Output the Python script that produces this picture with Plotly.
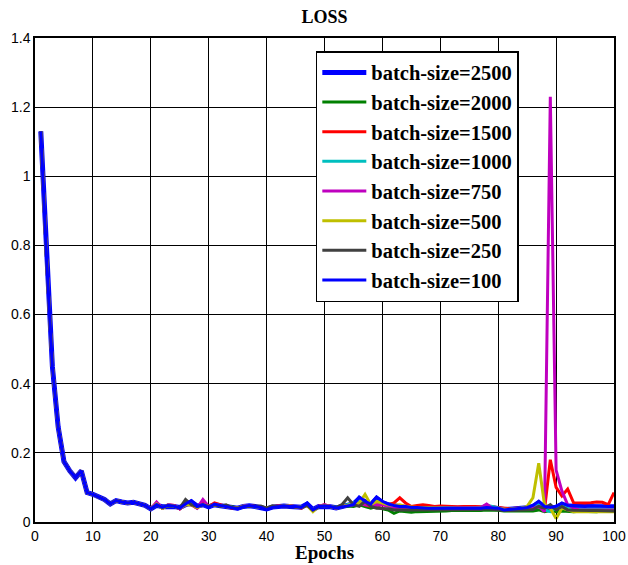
import plotly.graph_objects as go

epochs = list(range(1, 101))

# shared early part (epochs 1-20)
head = [1.13, 0.76, 0.45, 0.275, 0.175, 0.148, 0.128, 0.148, 0.085, 0.08,
        0.072, 0.065, 0.052, 0.062, 0.058, 0.055, 0.057, 0.053, 0.048, 0.038]

tail_2500 = [0.048,0.044,0.046,0.045,0.042,0.05,0.058,0.046,0.05,0.044,
             0.05,0.047,0.045,0.043,0.04,0.045,0.047,0.045,0.043,0.038,
             0.043,0.045,0.046,0.045,0.044,0.043,0.052,0.036,0.045,0.045,
             0.044,0.041,0.045,0.048,0.052,0.068,0.058,0.05,0.068,0.055,
             0.05,0.046,0.044,0.043,0.042,0.041,0.04,0.04,0.04,0.04,
             0.04,0.04,0.039,0.039,0.04,0.04,0.04,0.043,0.04,0.039,
             0.036,0.037,0.038,0.039,0.041,0.045,0.055,0.044,0.04,0.043,
             0.05,0.046,0.045,0.044,0.044,0.045,0.044,0.044,0.044,0.044]
tail_2000 = [0.052,0.04,0.048,0.047,0.038,0.05,0.05,0.044,0.052,0.045,
             0.05,0.046,0.046,0.044,0.04,0.046,0.046,0.045,0.044,0.04,
             0.044,0.046,0.045,0.046,0.044,0.044,0.048,0.034,0.044,0.048,
             0.045,0.04,0.044,0.046,0.045,0.05,0.045,0.04,0.045,0.038,
             0.035,0.025,0.032,0.03,0.028,0.03,0.03,0.031,0.032,0.032,
             0.032,0.033,0.033,0.032,0.034,0.034,0.033,0.035,0.035,0.034,
             0.032,0.032,0.033,0.032,0.034,0.032,0.035,0.03,0.033,0.03,
             0.032,0.03,0.03,0.031,0.03,0.03,0.03,0.032,0.032,0.032]
tail_1500 = [0.055,0.04,0.05,0.048,0.038,0.052,0.05,0.04,0.055,0.045,
             0.055,0.05,0.045,0.04,0.04,0.046,0.048,0.045,0.043,0.04,
             0.044,0.046,0.045,0.047,0.044,0.04,0.05,0.035,0.045,0.05,
             0.045,0.04,0.045,0.048,0.05,0.055,0.05,0.045,0.05,0.05,
             0.05,0.055,0.07,0.055,0.045,0.048,0.05,0.048,0.045,0.046,
             0.045,0.046,0.044,0.045,0.046,0.045,0.044,0.045,0.044,0.042,
             0.04,0.038,0.04,0.04,0.04,0.04,0.045,0.035,0.18,0.1,
             0.075,0.095,0.056,0.055,0.055,0.056,0.058,0.057,0.05,0.085]
tail_1000 = [0.05,0.042,0.05,0.046,0.04,0.05,0.055,0.044,0.05,0.044,
             0.05,0.048,0.045,0.042,0.04,0.046,0.047,0.044,0.042,0.04,
             0.044,0.045,0.045,0.046,0.045,0.043,0.05,0.036,0.045,0.047,
             0.045,0.042,0.046,0.05,0.055,0.06,0.055,0.05,0.06,0.055,
             0.05,0.045,0.045,0.043,0.042,0.042,0.041,0.04,0.04,0.041,
             0.042,0.041,0.04,0.04,0.041,0.042,0.043,0.048,0.045,0.04,
             0.036,0.037,0.038,0.04,0.042,0.045,0.05,0.035,0.03,0.04,
             0.045,0.04,0.04,0.04,0.041,0.04,0.04,0.04,0.04,0.04]
tail_750 = [0.058,0.04,0.05,0.048,0.038,0.05,0.05,0.04,0.065,0.045,
            0.05,0.048,0.045,0.042,0.04,0.046,0.047,0.045,0.043,0.04,
            0.044,0.046,0.045,0.047,0.045,0.042,0.05,0.034,0.046,0.05,
            0.045,0.04,0.046,0.048,0.05,0.055,0.05,0.048,0.05,0.05,
            0.046,0.04,0.042,0.04,0.04,0.041,0.04,0.04,0.04,0.04,
            0.04,0.04,0.04,0.041,0.042,0.042,0.042,0.052,0.04,0.038,
            0.036,0.036,0.037,0.038,0.04,0.04,0.045,0.03,1.23,0.15,
            0.09,0.05,0.04,0.035,0.035,0.036,0.035,0.035,0.035,0.035]
tail_500 = [0.052,0.04,0.048,0.046,0.04,0.05,0.05,0.042,0.05,0.045,
            0.05,0.047,0.045,0.042,0.04,0.045,0.046,0.045,0.043,0.04,
            0.044,0.045,0.045,0.046,0.044,0.042,0.048,0.03,0.045,0.047,
            0.045,0.04,0.045,0.048,0.05,0.055,0.08,0.05,0.06,0.055,
            0.05,0.048,0.05,0.045,0.043,0.042,0.042,0.041,0.04,0.04,
            0.04,0.04,0.04,0.04,0.04,0.04,0.04,0.042,0.04,0.038,
            0.036,0.036,0.038,0.04,0.045,0.07,0.17,0.05,0.04,0.01,
            0.04,0.035,0.03,0.03,0.03,0.03,0.028,0.028,0.03,0.03]
tail_250 = [0.05,0.042,0.048,0.046,0.04,0.065,0.05,0.045,0.05,0.045,
            0.05,0.046,0.05,0.042,0.04,0.045,0.046,0.045,0.046,0.04,
            0.047,0.045,0.045,0.046,0.044,0.042,0.048,0.035,0.044,0.046,
            0.045,0.042,0.05,0.07,0.05,0.045,0.06,0.045,0.04,0.04,
            0.038,0.035,0.036,0.035,0.035,0.035,0.035,0.035,0.035,0.036,
            0.036,0.036,0.036,0.035,0.036,0.035,0.036,0.038,0.036,0.035,
            0.033,0.033,0.034,0.034,0.035,0.036,0.045,0.04,0.05,0.035,
            0.045,0.035,0.034,0.033,0.033,0.033,0.033,0.032,0.032,0.032]
tail_100 = [0.05,0.042,0.048,0.046,0.04,0.052,0.062,0.045,0.05,0.042,
            0.052,0.048,0.045,0.042,0.038,0.044,0.048,0.045,0.042,0.036,
            0.042,0.044,0.046,0.045,0.045,0.042,0.055,0.035,0.045,0.046,
            0.045,0.04,0.044,0.048,0.05,0.072,0.06,0.052,0.072,0.06,
            0.052,0.048,0.045,0.045,0.042,0.042,0.04,0.04,0.04,0.04,
            0.04,0.04,0.04,0.039,0.04,0.04,0.04,0.042,0.04,0.04,
            0.035,0.036,0.038,0.04,0.042,0.048,0.06,0.045,0.042,0.045,
            0.055,0.048,0.046,0.045,0.045,0.046,0.045,0.045,0.045,0.045]

labels = ["batch-size=2500", "batch-size=2000", "batch-size=1500", "batch-size=1000",
          "batch-size=750", "batch-size=500", "batch-size=250", "batch-size=100"]
tails = [tail_2500, tail_2000, tail_1500, tail_1000, tail_750, tail_500, tail_250, tail_100]
colors = ["#0000FF", "#008000", "#FF0000", "#00BFBF", "#BF00BF", "#BFBF00", "#404040", "#0000FF"]
widths = [5, 3, 3, 3, 3, 3, 3, 3]

serif = "Times New Roman, Liberation Serif, DejaVu Serif, serif"

fig = go.Figure()
for lab, tl, c, w in zip(labels, tails, colors, widths):
    fig.add_trace(go.Scatter(x=epochs, y=head + tl, mode="lines", name="<b>" + lab + "</b>",
                             line=dict(color=c, width=w)))

axis_common = dict(showgrid=True, gridcolor="#000000", gridwidth=1,
                   showline=True, linecolor="#000000", linewidth=1.5, mirror=True,
                   ticks="inside", ticklen=5, tickcolor="#000000",
                   tickfont=dict(family="Liberation Sans, Arial", size=14, color="#000"),
                   zeroline=False, automargin=False)

fig.update_layout(
    width=628, height=565,
    margin=dict(l=35, r=14, t=38, b=43),
    paper_bgcolor="white", plot_bgcolor="white",
    title=dict(text="<b>LOSS</b>", x=0.5, xref="paper", y=0.97, yref="container",
               xanchor="center", yanchor="middle",
               font=dict(family=serif, size=18, color="#000")),
    xaxis=dict(range=[0, 100], dtick=10, tick0=0, **axis_common),
    yaxis=dict(range=[0, 1.4], dtick=0.2, tick0=0, **axis_common),
    legend=dict(x=0.485, y=0.973, xanchor="left", yanchor="top",
                bgcolor="white", bordercolor="#000000", borderwidth=1.5,
                font=dict(family=serif, size=20.5, color="#000"),
                itemwidth=44, traceorder="normal"),
    showlegend=True,
    annotations=[dict(text="<b>Epochs</b>", x=0.5, xref="paper", y=-0.064, yref="paper",
                      yanchor="middle", showarrow=False,
                      font=dict(family=serif, size=19, color="#000"))],
)

fig.write_html("out.html")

---

Reproduce the material above from its first line through the line containing "0.053, 0.048, 0.038]", both ends included, and skip every picture.

> _Full output_
Output the Python script that produces this picture with Plotly.
import plotly.graph_objects as go

epochs = list(range(1, 101))

# shared early part (epochs 1-20)
head = [1.13, 0.76, 0.45, 0.275, 0.175, 0.148, 0.128, 0.148, 0.085, 0.08,
        0.072, 0.065, 0.052, 0.062, 0.058, 0.055, 0.057, 0.053, 0.048, 0.038]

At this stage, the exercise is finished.